-- begin --
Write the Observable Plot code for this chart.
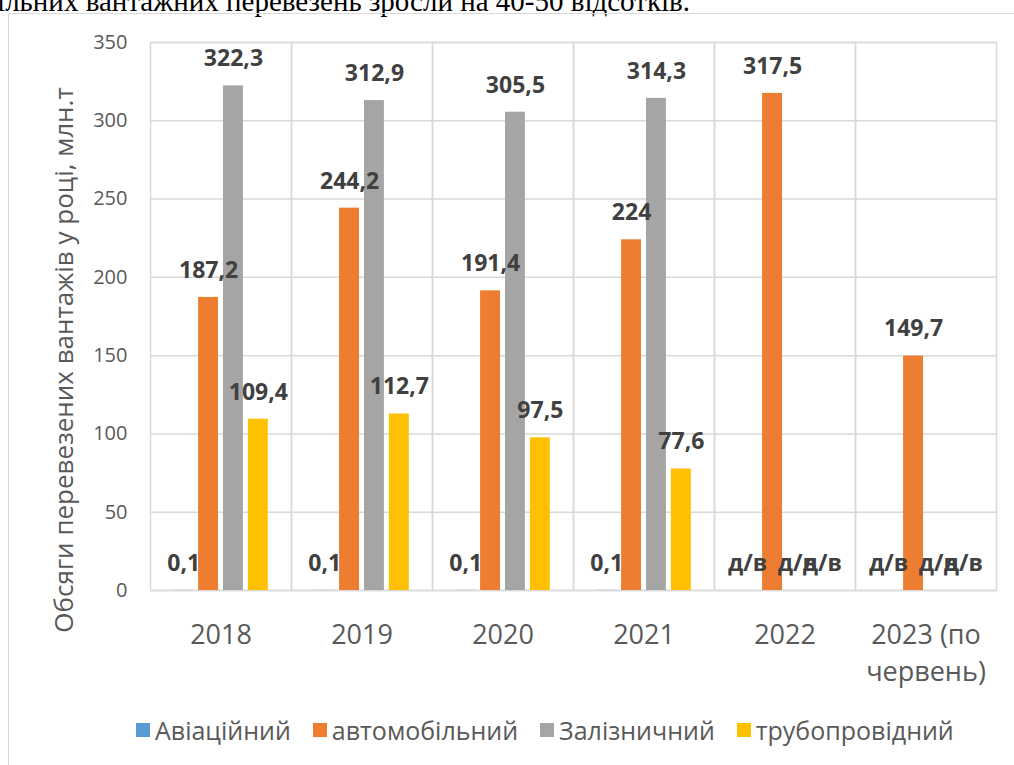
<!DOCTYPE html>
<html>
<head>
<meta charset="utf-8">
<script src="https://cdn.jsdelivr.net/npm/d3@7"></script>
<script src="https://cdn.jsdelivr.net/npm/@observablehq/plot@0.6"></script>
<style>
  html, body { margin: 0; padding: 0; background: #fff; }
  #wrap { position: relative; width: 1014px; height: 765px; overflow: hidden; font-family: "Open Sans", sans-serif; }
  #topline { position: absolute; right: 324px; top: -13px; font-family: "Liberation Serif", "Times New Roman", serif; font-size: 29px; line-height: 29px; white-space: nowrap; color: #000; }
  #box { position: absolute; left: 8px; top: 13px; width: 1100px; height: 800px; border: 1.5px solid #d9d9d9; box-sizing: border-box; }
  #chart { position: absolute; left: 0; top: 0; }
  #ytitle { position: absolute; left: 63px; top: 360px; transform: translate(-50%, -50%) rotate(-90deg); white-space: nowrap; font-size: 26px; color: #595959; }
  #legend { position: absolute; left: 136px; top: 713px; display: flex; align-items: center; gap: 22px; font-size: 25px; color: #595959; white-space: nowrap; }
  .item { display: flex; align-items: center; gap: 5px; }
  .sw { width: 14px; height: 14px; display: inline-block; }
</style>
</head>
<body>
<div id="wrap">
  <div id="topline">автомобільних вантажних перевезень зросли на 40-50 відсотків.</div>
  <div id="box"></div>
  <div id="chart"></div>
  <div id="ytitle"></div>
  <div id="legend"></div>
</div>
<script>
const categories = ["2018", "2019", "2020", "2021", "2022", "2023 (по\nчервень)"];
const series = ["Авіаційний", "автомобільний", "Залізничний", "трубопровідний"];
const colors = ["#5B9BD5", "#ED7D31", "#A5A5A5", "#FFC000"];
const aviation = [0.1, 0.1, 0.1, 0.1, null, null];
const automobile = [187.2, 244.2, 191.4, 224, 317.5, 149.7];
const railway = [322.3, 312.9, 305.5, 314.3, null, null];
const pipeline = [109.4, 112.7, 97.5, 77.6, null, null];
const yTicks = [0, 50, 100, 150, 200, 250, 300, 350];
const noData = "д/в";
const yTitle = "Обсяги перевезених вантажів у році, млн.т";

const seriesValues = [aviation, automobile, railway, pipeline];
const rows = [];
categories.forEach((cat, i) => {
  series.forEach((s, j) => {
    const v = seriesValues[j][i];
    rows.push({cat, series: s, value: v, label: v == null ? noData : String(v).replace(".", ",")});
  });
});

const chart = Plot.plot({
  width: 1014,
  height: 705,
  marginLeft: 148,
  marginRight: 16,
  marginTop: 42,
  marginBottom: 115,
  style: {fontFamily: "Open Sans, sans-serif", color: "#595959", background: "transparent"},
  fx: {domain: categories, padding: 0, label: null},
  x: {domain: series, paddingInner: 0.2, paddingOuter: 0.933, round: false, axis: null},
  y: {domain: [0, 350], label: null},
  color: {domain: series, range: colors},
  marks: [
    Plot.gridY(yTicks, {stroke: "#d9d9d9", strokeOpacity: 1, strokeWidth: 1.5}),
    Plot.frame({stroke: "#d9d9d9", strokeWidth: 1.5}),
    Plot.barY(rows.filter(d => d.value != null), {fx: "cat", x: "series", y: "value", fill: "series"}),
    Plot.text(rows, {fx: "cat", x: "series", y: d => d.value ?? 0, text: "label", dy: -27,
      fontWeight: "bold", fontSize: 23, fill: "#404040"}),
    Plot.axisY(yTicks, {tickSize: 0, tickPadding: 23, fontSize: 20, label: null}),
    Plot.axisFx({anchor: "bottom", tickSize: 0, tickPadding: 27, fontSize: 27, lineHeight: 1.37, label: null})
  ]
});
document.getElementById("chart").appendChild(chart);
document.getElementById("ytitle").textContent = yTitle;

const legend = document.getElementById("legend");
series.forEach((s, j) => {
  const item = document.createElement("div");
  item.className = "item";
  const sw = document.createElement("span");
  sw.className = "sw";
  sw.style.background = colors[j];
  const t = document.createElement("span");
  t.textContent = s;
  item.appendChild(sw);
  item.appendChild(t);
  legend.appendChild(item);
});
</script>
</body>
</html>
-- end --
What is asked. Exclude the pictures, and transcribe all of the material exactly.

Solution.
Write the Observable Plot code for this chart.
<!DOCTYPE html>
<html>
<head>
<meta charset="utf-8">
<script src="https://cdn.jsdelivr.net/npm/d3@7"></script>
<script src="https://cdn.jsdelivr.net/npm/@observablehq/plot@0.6"></script>
<style>
  html, body { margin: 0; padding: 0; background: #fff; }
  #wrap { position: relative; width: 1014px; height: 765px; overflow: hidden; font-family: "Open Sans", sans-serif; }
  #topline { position: absolute; right: 324px; top: -13px; font-family: "Liberation Serif", "Times New Roman", serif; font-size: 29px; line-height: 29px; white-space: nowrap; color: #000; }
  #box { position: absolute; left: 8px; top: 13px; width: 1100px; height: 800px; border: 1.5px solid #d9d9d9; box-sizing: border-box; }
  #chart { position: absolute; left: 0; top: 0; }
  #ytitle { position: absolute; left: 63px; top: 360px; transform: translate(-50%, -50%) rotate(-90deg); white-space: nowrap; font-size: 26px; color: #595959; }
  #legend { position: absolute; left: 136px; top: 713px; display: flex; align-items: center; gap: 22px; font-size: 25px; color: #595959; white-space: nowrap; }
  .item { display: flex; align-items: center; gap: 5px; }
  .sw { width: 14px; height: 14px; display: inline-block; }
</style>
</head>
<body>
<div id="wrap">
  <div id="topline">автомобільних вантажних перевезень зросли на 40-50 відсотків.</div>
  <div id="box"></div>
  <div id="chart"></div>
  <div id="ytitle"></div>
  <div id="legend"></div>
</div>
<script>
const categories = ["2018", "2019", "2020", "2021", "2022", "2023 (по\nчервень)"];
const series = ["Авіаційний", "автомобільний", "Залізничний", "трубопровідний"];
const colors = ["#5B9BD5", "#ED7D31", "#A5A5A5", "#FFC000"];
const aviation = [0.1, 0.1, 0.1, 0.1, null, null];
const automobile = [187.2, 244.2, 191.4, 224, 317.5, 149.7];
const railway = [322.3, 312.9, 305.5, 314.3, null, null];
const pipeline = [109.4, 112.7, 97.5, 77.6, null, null];
const yTicks = [0, 50, 100, 150, 200, 250, 300, 350];
const noData = "д/в";
const yTitle = "Обсяги перевезених вантажів у році, млн.т";

const seriesValues = [aviation, automobile, railway, pipeline];
const rows = [];
categories.forEach((cat, i) => {
  series.forEach((s, j) => {
    const v = seriesValues[j][i];
    rows.push({cat, series: s, value: v, label: v == null ? noData : String(v).replace(".", ",")});
  });
});

const chart = Plot.plot({
  width: 1014,
  height: 705,
  marginLeft: 148,
  marginRight: 16,
  marginTop: 42,
  marginBottom: 115,
  style: {fontFamily: "Open Sans, sans-serif", color: "#595959", background: "transparent"},
  fx: {domain: categories, padding: 0, label: null},
  x: {domain: series, paddingInner: 0.2, paddingOuter: 0.933, round: false, axis: null},
  y: {domain: [0, 350], label: null},
  color: {domain: series, range: colors},
  marks: [
    Plot.gridY(yTicks, {stroke: "#d9d9d9", strokeOpacity: 1, strokeWidth: 1.5}),
    Plot.frame({stroke: "#d9d9d9", strokeWidth: 1.5}),
    Plot.barY(rows.filter(d => d.value != null), {fx: "cat", x: "series", y: "value", fill: "series"}),
    Plot.text(rows, {fx: "cat", x: "series", y: d => d.value ?? 0, text: "label", dy: -27,
      fontWeight: "bold", fontSize: 23, fill: "#404040"}),
    Plot.axisY(yTicks, {tickSize: 0, tickPadding: 23, fontSize: 20, label: null}),
    Plot.axisFx({anchor: "bottom", tickSize: 0, tickPadding: 27, fontSize: 27, lineHeight: 1.37, label: null})
  ]
});
document.getElementById("chart").appendChild(chart);
document.getElementById("ytitle").textContent = yTitle;

const legend = document.getElementById("legend");
series.forEach((s, j) => {
  const item = document.createElement("div");
  item.className = "item";
  const sw = document.createElement("span");
  sw.className = "sw";
  sw.style.background = colors[j];
  const t = document.createElement("span");
  t.textContent = s;
  item.appendChild(sw);
  item.appendChild(t);
  legend.appendChild(item);
});
</script>
</body>
</html>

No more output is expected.